At last, the thread of my hopes and dreams.
Lets see…As for the most evil thing I could do TODAY, I could probably torture to death someone who had hurt someone I cared about. Probably even assassinate them in a courtroom if I felt they weren’t being punished enough. (By the way, SteveSteve, I have just one thing to say to you…If you’re torturing someone, try screwing around with their Cochlea’s and Inner Ear as well. Maybe you could leave them with perpetual tinnitus and nausea as well.)
If I were something like the unquestioned lord and evil master of the Earth, I think I would…

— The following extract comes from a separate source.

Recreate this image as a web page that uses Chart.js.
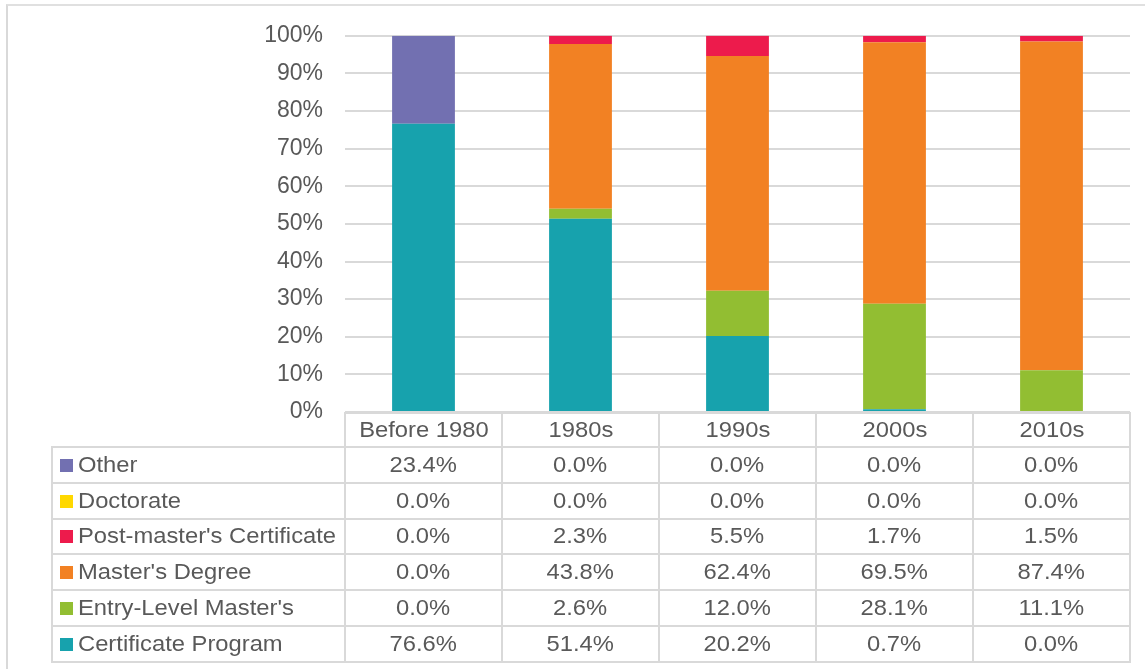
<!DOCTYPE html>
<html>
<head>
<meta charset="utf-8">
<script src="https://cdn.jsdelivr.net/npm/chart.js@4.4.1/dist/chart.umd.min.js"></script>
<style>
  body { margin: 0; background: #fff; font-family: "Liberation Sans", Arial, sans-serif; }
  #wrap { position: relative; width: 1145px; height: 669px; overflow: hidden; }
  #frame { position: absolute; left: 6px; top: 4px; right: -10px; bottom: -10px;
           border-left: 2px solid #d9d9d9; border-top: 2px solid #e0e0e0; }
  #chart { position: absolute; left: 0; top: 0; }
  #dataTable { position: absolute; border-collapse: collapse; table-layout: fixed;
               color: #595959; font-size: 22px; }
  #dataTable td { border: 2px solid #d9d9d9; padding: 0; text-align: center;
                  white-space: nowrap; overflow: hidden; }
  #dataTable td.blank { border-top: none; border-left: none; }
  #dataTable td.label { text-align: left; }
  .txt { display: inline-block; transform: scaleX(1.08); transform-origin: center; }
  .label .txt { transform-origin: left; }
  .key { display: inline-block; width: 13px; height: 13px; margin: 0 5px 0 7px; }
</style>
</head>
<body>
<div id="wrap">
  <div id="frame"></div>
  <canvas id="chart" width="1145" height="669"></canvas>
  <table id="dataTable"></table>
</div>
<script>
// values are percent of each period, stacked bottom to top
const categories = ['Before 1980', '1980s', '1990s', '2000s', '2010s'];
const certificateProgram = [76.6, 51.4, 20.2, 0.7, 0.0];
const entryLevelMasters = [0.0, 2.6, 12.0, 28.1, 11.1];
const mastersDegree = [0.0, 43.8, 62.4, 69.5, 87.4];
const postMastersCertificate = [0.0, 2.3, 5.5, 1.7, 1.5];
const doctorate = [0.0, 0.0, 0.0, 0.0, 0.0];
const other = [23.4, 0.0, 0.0, 0.0, 0.0];

const series = [
    { label: 'Certificate Program', data: certificateProgram, color: '#17A2AD' },
    { label: "Entry-Level Master's", data: entryLevelMasters, color: '#92BE32' },
    { label: "Master's Degree", data: mastersDegree, color: '#F28123' },
    { label: "Post-master's Certificate", data: postMastersCertificate, color: '#ED1B4C' },
    { label: 'Doctorate', data: doctorate, color: '#FFD800' },
    { label: 'Other', data: other, color: '#7270B1' }
];

Chart.defaults.font.family = '"Liberation Sans", Arial, sans-serif';
Chart.defaults.font.size = 23;
Chart.defaults.color = '#595959';

const ctx = document.getElementById('chart').getContext('2d');

const chart = new Chart(ctx, {
    type: 'bar',
    data: {
        labels: categories,
        datasets: series.map(s => ({
            label: s.label,
            data: s.data,
            backgroundColor: s.color,
            borderWidth: 0,
            barPercentage: 0.4,
            categoryPercentage: 1.0
        }))
    },
    options: {
        responsive: false,
        animation: false,
        layout: { padding: { left: 0, right: 15, top: 31, bottom: 257 } },
        plugins: {
            legend: { display: false },
            tooltip: { enabled: false }
        },
        scales: {
            x: { stacked: true, display: false },
            y: {
                stacked: true,
                min: 0,
                max: 100,
                afterFit: (scale) => { scale.width = 345; },
                border: { display: false },
                grid: { color: '#d9d9d9', lineWidth: 2, drawTicks: false },
                ticks: {
                    stepSize: 10,
                    padding: 22,
                    callback: (v) => v + '%'
                }
            }
        }
    }
});

// data table under the plot, columns lined up with the x scale
function buildTable() {
    const area = chart.chartArea;
    const colW = (area.right - area.left) / categories.length;
    const tableLeft = 52;
    const table = document.getElementById('dataTable');
    table.style.left = (tableLeft - 1) + 'px';
    table.style.top = '412px';
    table.style.width = (area.right - tableLeft + 2) + 'px';

    let html = '<colgroup><col style="width:' + (area.left - tableLeft) + 'px">';
    categories.forEach(() => { html += '<col style="width:' + colW + 'px">'; });
    html += '</colgroup>';

    html += '<tr style="height:34px"><td class="blank"></td>';
    categories.forEach(c => { html += '<td><span class="txt">' + c + '</span></td>'; });
    html += '</tr>';

    series.slice().reverse().forEach(s => {
        html += '<tr style="height:35.8px"><td class="label"><span class="key" style="background:' +
            s.color + '"></span><span class="txt">' + s.label + '</span></td>';
        s.data.forEach(v => { html += '<td><span class="txt">' + v.toFixed(1) + '%</span></td>'; });
        html += '</tr>';
    });
    table.innerHTML = html;
}

buildTable();
</script>
</body>
</html>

Arrange to have all the disputed holy sites, of ALL religions (I’m an equal-opportunity evil overlord), carefully dismantled, brick by brick, and reassembled, brick by brick…at the bottom of the Pacific Ocean. Just out of pure spite. Fight over 'em NOW.
Start using Vlad the Impaler’s methods of criminal justice and punishment. Over the course of 48 hours, starting with murderers and sex offenders, and moving to the other felons from there.
Use nuclear weapons to carve state and provincial borders into the Earth, so they can be clearly visible from orbit. I’ll dump the contaminated soil on my least favorite continent, spelling out my name.
As for what I could do with TIME TRAVEL, well…
Go back in time, Agent-Orange Teutoberg Forest, give gunpowder technology and the beginnings of electrical technology to the Romans.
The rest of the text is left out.